Yes, an the cos might even be worth the FPU hit given the savings in cache.  
But I'll leave that up to you to answer ;-)
 
> Oh, you can calculate the cos'es by CORDIC; no need for a look up table
> or actual cos() calls. Expect a patch soon :-)

The needed lookup table is small, really.  256 bytes or so if done in 2-byte 
fixed point.  Of course, cos() may still be faster after interpolation, but 
the embedded people will love us.
 
> > there uses exceptionally fine angles, but the actual precision of the
> > instantaneous slope of the cos() function isn't really that important.  A
> > linearly interpolated 128 entry cos() lookup adds less than .01 dB of
> > inaccuracy in my empirical testing, but that interpolation is essential!)
> 
> Do you have pointers to papers about lsp which discuss precision or
> stability? Getting scared of the thing...

No, it's behavior is actually very simple; easy to understand and easy to 
predict.  There are no stability issues and easily dealt with precision issues.
For a while I was treating it as a not-understood black box and it was 
worrying me too, but after spending a few weeks getting a real feel for it, 
it's *much* easier to deal with than LPC.  Levinson-Durbin is a good all-pole 
filter generation technique, else I'd eliminate LPC from Vorbis entirely and 
generate LSP directly.

> A fromdB lookup will cost 1-2kB mem; a fromdB (with the same precision)
> about 32-64kB. Or use some funky cutoffs, then it's 2-8kB (assuming most
> numbers will be in range for the table; else misprediction kills you again).

I'll assume you typoed above and I know what you meant.  We'll be able to 
bound our table with just a little effort (our upper bound is a normalized 0dB 
even if we're using an offset scale, and lower bound is what you feel like 
giving the ear.  The format has no bottom floor, but I've been assuming 140dB 
working for the software codec.

> But a fromdB lookup will be reasonable.
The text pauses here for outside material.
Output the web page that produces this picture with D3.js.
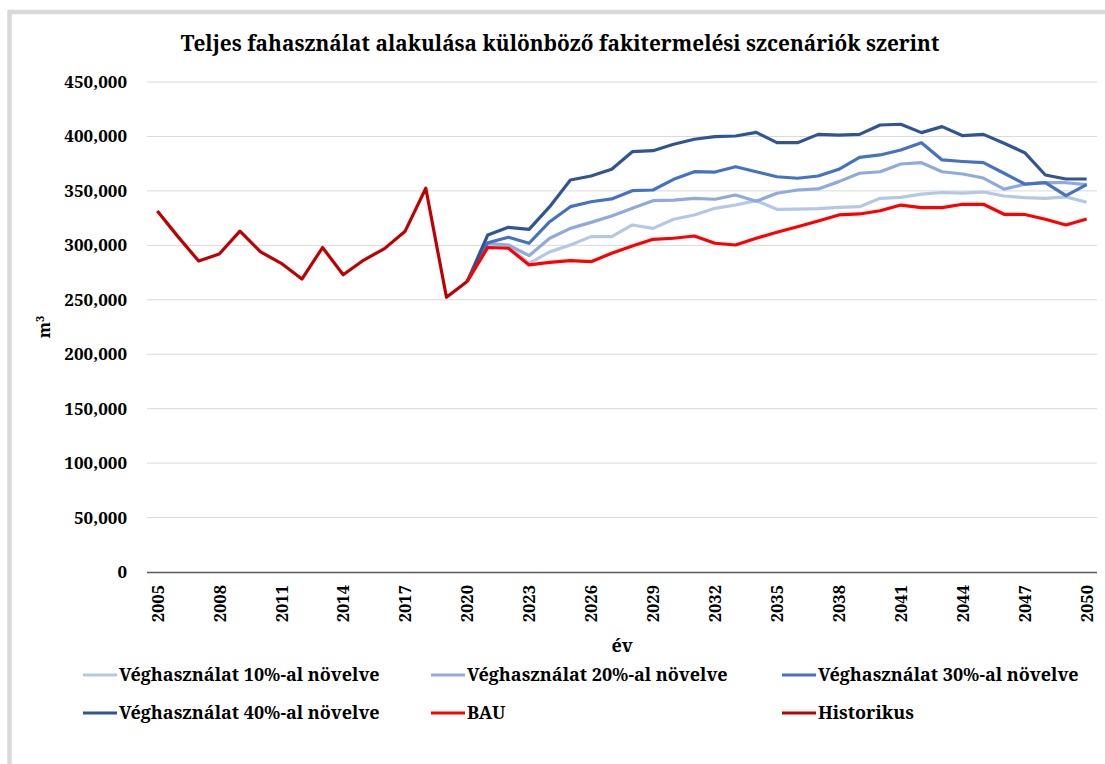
<!DOCTYPE html>
<html>
<head>
<meta charset="utf-8">
<script src="https://cdn.jsdelivr.net/npm/d3@7"></script>
<style>
    body { margin: 0; background: #fff; }
</style>
</head>
<body>
<svg id="chart"></svg>
<script>
// years on the category axis
let years = d3.range(2005, 2051);
let scenarioYears = d3.range(2020, 2051);

let histYears = d3.range(2005, 2021);
let historikus = [331500, 308000, 285600, 292000, 313000, 294000, 283500, 269000, 298000, 273000,
    286500, 297000, 313000, 352400, 252300, 266700];

let bau = [266700, 298000, 297300, 282000, 284400, 285900, 285000, 292700, 299400, 305500,
    306500, 308600, 301900, 300300, 306500, 312000, 317000, 322400, 327900, 328800,
    331800, 337000, 334600, 334600, 337700, 337700, 328500, 328300, 324000, 318700, 324200];

let veg10 = [266700, 300000, 299400, 283500, 294000, 300300, 308000, 308000, 318700, 315600,
    323900, 327900, 334000, 337000, 341000, 333100, 333300, 333700, 334900, 335500,
    343200, 344100, 347000, 348500, 348000, 349000, 345300, 343800, 343200, 344500, 339500];

let veg20 = [266700, 301900, 300300, 290500, 306500, 315600, 321100, 327000, 334000, 341000,
    341600, 343200, 342300, 346200, 340500, 347800, 350800, 351800, 358500, 366200,
    367600, 374700, 375900, 367600, 365500, 361800, 351600, 356100, 357700, 357500, 355800];

let veg30 = [266700, 302400, 307400, 301900, 321700, 335500, 340000, 342600, 350200, 350800,
    360600, 367600, 367300, 372200, 367600, 363000, 361600, 363700, 369800, 380800,
    383000, 387500, 394300, 378400, 377000, 375900, 366200, 356300, 357600, 345600, 355800];

let veg40 = [266700, 309500, 316500, 314700, 335500, 360000, 363700, 369800, 386000, 386900,
    392800, 397400, 399800, 400400, 403800, 394300, 394300, 401900, 401300, 401900,
    410500, 411200, 403500, 409000, 400700, 401900, 393700, 385100, 364600, 360900, 360900];

let yTicks = [0, 50000, 100000, 150000, 200000, 250000, 300000, 350000, 400000, 450000];

let seriesNames = ['Véghasználat 10%-al növelve', 'Véghasználat 20%-al növelve', 'Véghasználat 30%-al növelve',
    'Véghasználat 40%-al növelve', 'BAU', 'Historikus'];
let seriesColors = ['#b4c7e7', '#8faadc', '#4472c4', '#2f5597', '#ff0000', '#c00000'];

let series = [
    {name: seriesNames[0], x: scenarioYears, y: veg10},
    {name: seriesNames[1], x: scenarioYears, y: veg20},
    {name: seriesNames[2], x: scenarioYears, y: veg30},
    {name: seriesNames[3], x: scenarioYears, y: veg40},
    {name: seriesNames[4], x: scenarioYears, y: bau},
    {name: seriesNames[5], x: histYears, y: historikus}
];

let font = "'Noto Serif', 'Liberation Serif', serif";

let width = 1105, height = 764;
let plot = {left: 147, right: 1097, top: 82, bottom: 572};

let svg = d3.select('#chart')
    .attr('width', width)
    .attr('height', height);

// grey frame of the original chart area (cut off on right / bottom)
svg.append('path')
    .attr('d', 'M9.5,' + height + 'V12H' + width)
    .attr('fill', 'none')
    .attr('stroke', '#d9d9d9')
    .attr('stroke-width', 4.5);

let xScale = d3.scalePoint()
    .domain(years)
    .range([plot.left, plot.right])
    .padding(0.5);

let yScale = d3.scaleLinear()
    .domain([0, 450000])
    .range([plot.bottom, plot.top]);

// gridlines
svg.append('g')
    .selectAll('line')
    .data(yTicks.slice(1))
    .enter()
    .append('line')
    .attr('x1', plot.left)
    .attr('x2', plot.right)
    .attr('y1', function (d) { return yScale(d); })
    .attr('y2', function (d) { return yScale(d); })
    .attr('stroke', '#d9d9d9')
    .attr('stroke-width', 1);

let yAxis = d3.axisLeft(yScale)
    .tickValues(yTicks)
    .tickFormat(d3.format(','))
    .tickSize(0)
    .tickPadding(20);

svg.append('g')
    .attr('transform', 'translate(' + plot.left + ',0)')
    .call(yAxis)
    .call(function (g) { g.select('.domain').remove(); })
    .selectAll('text')
    .style('font-family', font)
    .style('font-weight', 'bold')
    .style('font-size', '17px')
    .style('fill', '#000');

let xAxis = d3.axisBottom(xScale)
    .tickValues(years.filter(function (d) { return (d - 2005) % 3 === 0; }))
    .tickSize(0);

let xg = svg.append('g')
    .attr('transform', 'translate(0,' + plot.bottom + ')')
    .call(xAxis);

xg.select('.domain')
    .attr('d', 'M' + plot.left + ',0.5H' + plot.right)
    .attr('stroke', '#595959')
    .attr('stroke-width', 1.3);

xg.selectAll('text')
    .attr('transform', 'rotate(-90)')
    .attr('x', -13)
    .attr('y', 0)
    .attr('dy', '0.35em')
    .style('text-anchor', 'end')
    .style('font-family', font)
    .style('font-weight', 'bold')
    .style('font-size', '16.5px')
    .style('fill', '#000');

// lines
let line = d3.line()
    .x(function (d) { return xScale(d[0]); })
    .y(function (d) { return yScale(d[1]); });

svg.append('g')
    .selectAll('path')
    .data(series)
    .enter()
    .append('path')
    .attr('d', function (s) { return line(d3.zip(s.x, s.y)); })
    .attr('fill', 'none')
    .attr('stroke', function (s, i) { return seriesColors[i]; })
    .attr('stroke-width', 3.2)
    .attr('stroke-linejoin', 'round');

// titles
svg.append('text')
    .attr('x', 560)
    .attr('y', 51)
    .attr('text-anchor', 'middle')
    .style('font-family', font)
    .style('font-weight', 'bold')
    .style('font-size', '20.8px')
    .text('Teljes fahasználat alakulása különböző fakitermelési szcenáriók szerint');

let mLabel = svg.append('text')
    .attr('transform', 'translate(50,327) rotate(-90)')
    .attr('text-anchor', 'middle')
    .style('font-family', font)
    .style('font-weight', 'bold')
    .style('font-size', '16.5px');
mLabel.append('tspan').text('m');
mLabel.append('tspan').attr('dy', -6).style('font-size', '11px').text('3');

svg.append('text')
    .attr('x', 622)
    .attr('y', 652)
    .attr('text-anchor', 'middle')
    .style('font-family', font)
    .style('font-weight', 'bold')
    .style('font-size', '18px')
    .text('év');

// legend, 3 columns x 2 rows
let legCols = [83, 431, 782];
let legRows = [675, 713];

let legend = svg.append('g')
    .selectAll('g')
    .data(seriesNames)
    .enter()
    .append('g')
    .attr('transform', function (d, i) {
        return 'translate(' + legCols[i % 3] + ',' + legRows[Math.floor(i / 3)] + ')';
    });

legend.append('line')
    .attr('x1', 0)
    .attr('x2', 34)
    .attr('stroke', function (d, i) { return seriesColors[i]; })
    .attr('stroke-width', 3.2);

legend.append('text')
    .attr('x', 36)
    .attr('dy', '0.35em')
    .style('font-family', font)
    .style('font-weight', 'bold')
    .style('font-size', '18px')
    .text(function (d) { return d; });
</script>
</body>
</html>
Oh, table can be smaller: make
> 2 lookup tables:
> 
> fromdB(aN+b) = tabA[a] * tabB[b];

Not as useful, unfortunately (tell me if I've missed it).  The only point where
we need fromdB is the ugly foo=amp/sqrt(p*p*(1.+w)+q*q*(1.-w)) computation in
lsp_to_curve (and then outside the function, those values are immediately taken
to linear amplitude with fromdB and an offset).